Cara and Mady, who were 6 when Jon & Kate Plus 8 began, are both “so excited” for the next step, but in their remaining time at home, they’re enjoying being “typical teenagers” and pushing their mom’s buttons, Kate says: “They think it’s hilarious to make me cry at a moment’s notice. They’ll say things like, ‘You know this is the last Christmas we’ll spend here while we’re living at home,’ just to catch me off guard.”

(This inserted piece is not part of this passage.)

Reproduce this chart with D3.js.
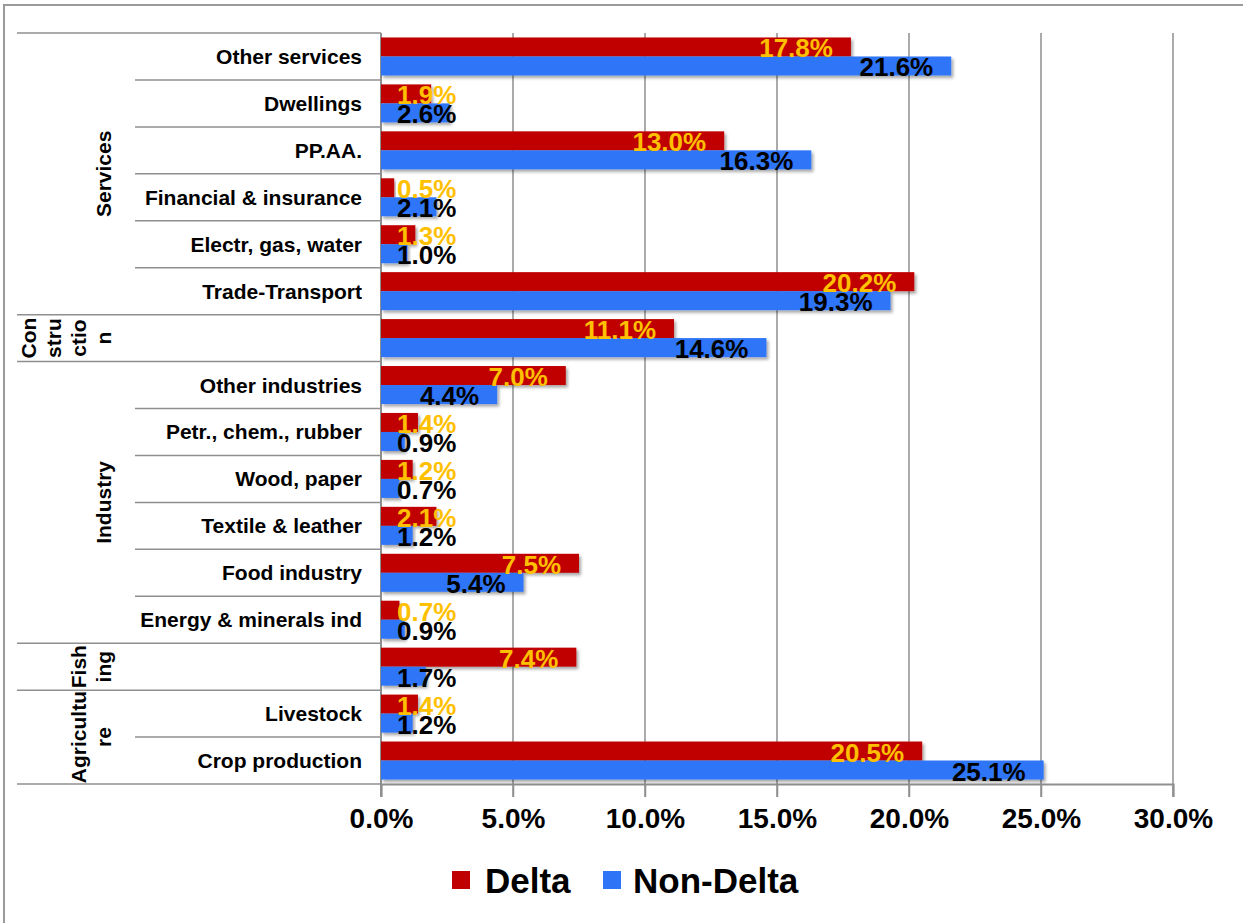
<!DOCTYPE html>
<html>
<head>
<meta charset="utf-8">
<script src="https://cdn.jsdelivr.net/npm/d3@7"></script>
<style>
  html, body { margin: 0; padding: 0; background: #fff; }
  svg { display: block; font-family: "Liberation Sans", Arial, sans-serif; font-weight: bold; }
</style>
</head>
<body>
<svg id="chart" width="1243" height="923"></svg>
<script>
// ---- Data ----
const categories = [
  "Other services", "Dwellings", "PP.AA.", "Financial & insurance", "Electr, gas, water", "Trade-Transport",
  "Construction-",
  "Other industries", "Petr., chem., rubber", "Wood, paper", "Textile & leather", "Food industry", "Energy & minerals ind",
  "Fishing-",
  "Livestock", "Crop production"
];
const categoryLabels = [
  "Other services", "Dwellings", "PP.AA.", "Financial & insurance", "Electr, gas, water", "Trade-Transport",
  "",
  "Other industries", "Petr., chem., rubber", "Wood, paper", "Textile & leather", "Food industry", "Energy & minerals ind",
  "",
  "Livestock", "Crop production"
];
const delta =    [17.8, 1.9, 13.0, 0.5, 1.3, 20.2, 11.1, 7.0, 1.4, 1.2, 2.1, 7.5, 0.7, 7.4, 1.4, 20.5];
const nonDelta = [21.6, 2.6, 16.3, 2.1, 1.0, 19.3, 14.6, 4.4, 0.9, 0.7, 1.2, 5.4, 0.9, 1.7, 1.2, 25.1];
const groups = [
  { lines: ["Services"], size: 6 },
  { lines: ["Con", "stru", "ctio", "n"], size: 1 },
  { lines: ["Industry"], size: 6 },
  { lines: ["Fish", "ing"], size: 1 },
  { lines: ["Agricultu", "re"], size: 2 }
];
const seriesNames = ["Delta", "Non-Delta"];
const seriesColors = ["#C00000", "#2E74F7"];
const labelColors = ["#FFC000", "#000000"];
const xTicks = [0, 5, 10, 15, 20, 25, 30];

(function () {
// ---- Layout ----
const svg = d3.select("#chart");
const pLeft = 381, pRight = 1173, pTop = 33, pBottom = 784;
const gridColor = "#8f8f8f";

const x = d3.scaleLinear().domain([0, 30]).range([pLeft, pRight]);
const y = d3.scaleBand().domain(categories).range([pTop, pBottom]).padding(0);
const ySub = d3.scaleBand().domain(seriesNames).range([0, y.bandwidth()]).paddingOuter(0.235).paddingInner(0);

// outer border
svg.append("rect").attr("x", 4).attr("y", 5).attr("width", 1250).attr("height", 930)
  .attr("fill", "none").attr("stroke", "#9a9a9a").attr("stroke-width", 2);

// shadow filter
const defs = svg.append("defs");
const f = defs.append("filter").attr("id", "shadow").attr("x", "-5%").attr("y", "-30%").attr("width", "115%").attr("height", "170%");
f.append("feDropShadow").attr("dx", 2).attr("dy", 2.5).attr("stdDeviation", 1.5).attr("flood-color", "#000").attr("flood-opacity", 0.35);

// gridlines
svg.append("g").selectAll("line").data(xTicks.slice(1)).join("line")
  .attr("x1", d => x(d)).attr("x2", d => x(d))
  .attr("y1", pTop).attr("y2", pBottom + 13)
  .attr("stroke", gridColor).attr("stroke-width", 1.5);

// x axis
const xAxis = d3.axisBottom(x).tickValues(xTicks).tickSize(13).tickFormat(d => d.toFixed(1) + "%");
const gx = svg.append("g").attr("transform", `translate(0,${pBottom})`).call(xAxis);
gx.select(".domain").attr("stroke", gridColor).attr("stroke-width", 2);
gx.selectAll(".tick line").attr("stroke", gridColor).attr("stroke-width", 1.5);
gx.selectAll(".tick text").attr("font-size", 28).attr("font-weight", "bold").attr("fill", "#000")
  .attr("font-family", '"Liberation Sans", Arial, sans-serif').attr("dy", null).attr("y", 44);

// category separators
const sepData = [];
let idx = 0;
groups.forEach(g => {
  for (let k = 0; k < g.size; k++) {
    sepData.push({ yv: y(categories[idx + k]), outer: k === 0 });
  }
  idx += g.size;
});
svg.append("g").selectAll("line").data(sepData).join("line")
  .attr("x1", d => d.outer ? 17 : 135).attr("x2", pLeft)
  .attr("y1", d => d.yv).attr("y2", d => d.yv)
  .attr("stroke", gridColor).attr("stroke-width", 1.5);
svg.append("line").attr("x1", 17).attr("x2", pLeft).attr("y1", pBottom).attr("y2", pBottom)
  .attr("stroke", gridColor).attr("stroke-width", 1.5);

// left axis line
svg.append("line").attr("x1", pLeft).attr("x2", pLeft).attr("y1", pTop).attr("y2", pBottom + 13)
  .attr("stroke", gridColor).attr("stroke-width", 2);

// category labels
svg.append("g").selectAll("text").data(categories).join("text")
  .attr("x", 362).attr("y", d => y(d) + y.bandwidth() / 2 + 7.5)
  .attr("text-anchor", "end").attr("font-size", 21).attr("fill", "#000")
  .text((d, i) => categoryLabels[i]);

// group labels
idx = 0;
groups.forEach(g => {
  const y0 = y(categories[idx]);
  const y1 = y(categories[idx + g.size - 1]) + y.bandwidth();
  const cy = (y0 + y1) / 2;
  const n = g.lines.length;
  g.lines.forEach((ln, li) => {
    const cx = 111 - (n - 1 - li) * 25;
    svg.append("text")
      .attr("transform", `translate(${cx},${cy}) rotate(-90)`)
      .attr("text-anchor", "middle").attr("font-size", 21).attr("fill", "#000")
      .text(ln);
  });
  idx += g.size;
});

// bars
const rows = categories.map((c, i) => ({ c, vals: [delta[i], nonDelta[i]] }));
const barG = svg.append("g");
rows.forEach(r => {
  r.vals.forEach((v, si) => {
    barG.append("rect")
      .attr("x", x(0)).attr("y", y(r.c) + ySub(seriesNames[si]))
      .attr("width", x(v) - x(0)).attr("height", ySub.bandwidth())
      .attr("fill", seriesColors[si]).attr("filter", "url(#shadow)");
  });
});

// value labels
const labG = svg.append("g");
rows.forEach(r => {
  r.vals.forEach((v, si) => {
    const t = labG.append("text")
      .attr("font-size", 26).attr("fill", labelColors[si])
      .attr("y", y(r.c) + ySub(seriesNames[si]) + ySub.bandwidth() + 1)
      .text(v.toFixed(1) + "%");
    const w = t.node().getComputedTextLength();
    const endX = x(v) - 18;
    if (endX - w < x(0) + 16) {
      t.attr("x", x(0) + 16).attr("text-anchor", "start");
    } else {
      t.attr("x", endX).attr("text-anchor", "end");
    }
  });
});

// legend
const legend = svg.append("g");
const legItems = [{ x: 452, tx: 485 }, { x: 603, tx: 633 }];
seriesNames.forEach((s, i) => {
  legend.append("rect").attr("x", legItems[i].x).attr("y", 871).attr("width", 18).attr("height", 18)
    .attr("fill", seriesColors[i]);
  legend.append("text").attr("x", legItems[i].tx).attr("y", 893)
    .attr("font-size", 35).attr("fill", "#000").text(s);
});
})();
</script>
</body>
</html>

But the biggest waterworks came recently, when the band started to play “Pomp & Circumstance” at their high school graduation. “The first three notes played; I instantly started sobbing. That’s when it hit me,” she says. But she’s relying on “a little bit of denial” to get her through this summer in one piece, which “can be a good thing … it’s just too overwhelming to think in terms of ‘I’m not going to see them for so so long.’ You have to take it in increments.”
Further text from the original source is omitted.